I’m hoping that Fable 2 isn’t nearly as easy as its predecessor, but the fact that Peter Molyneux constantly raves about the game as an “RPG for people who don’t like video games” worries me. I read an interview with one of the game’s designers where he said they didn’t put in a mini-map because people couldn’t understand how to interpret a three dimensional world in two dimensions. Well, I guess we’re all f*cked when all our cars come standard with GPS huh?

It’s things like that which have me worried about the overall ease of the game, and also the fact that you can never actually die. You just sort of faint, lose a microscopic bit of XP and then come back to life to face enemies who are still injured from the ass-whomping you just gave them.


Is that you Link?

The bright glowing breadcrumb trail is even less subtle than a giant flashing neon arrow telling you where to go for your next quest, as it literally walks you right to the doorstep of every objective. Sure, you can turn it off, but why would I? I’m going to take advantage of such a tool if they hand it to me on a silver platter.

Going into the game I decided I was just going to drop all pretentions and be the most evil motherf*cker I could be. In Oblviion, Mass Effect and Fallout 3, I’ve been Dudley Dooright, so I thought it was time for a change. I’ve done every wrong deed I could in a few hours of gameplay, and already the townspeople are cowering in fear from me. Why the hell would I want a wife in this game anyways? I highly doubt Fable sex is anything worth watching.

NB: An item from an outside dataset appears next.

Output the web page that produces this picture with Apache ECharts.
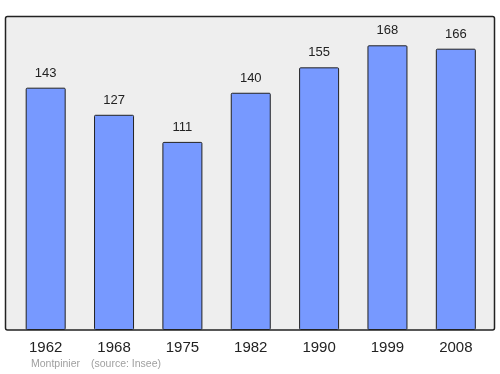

One aspect of the game I’m fully enjoying at the moment is the job system. The ability to level up in different professions is pretty cool, and as a level four (out of five) blacksmith, I’m making bank to buy the best clothing and weapons around.

Also, I’m a big fan of the dog, which unlike Dogmeat from Fallout, actually seems like a living, breathing best friend, who barks and plays and rolls around rather than simply plodding around behind you . I have yet to learn all his tricks, but I’ve found him exceptionally useful for finding buried treasure and eating the jugular out of downed enemies thus far. I still need to give him a name…

I sincerely hope I keep enjoying Fable 2 as much as I am right now, but if my second journal entry is “Day 2: Game Over,” I’m going to be pissed.


Can someone please explain to me what’s going on here?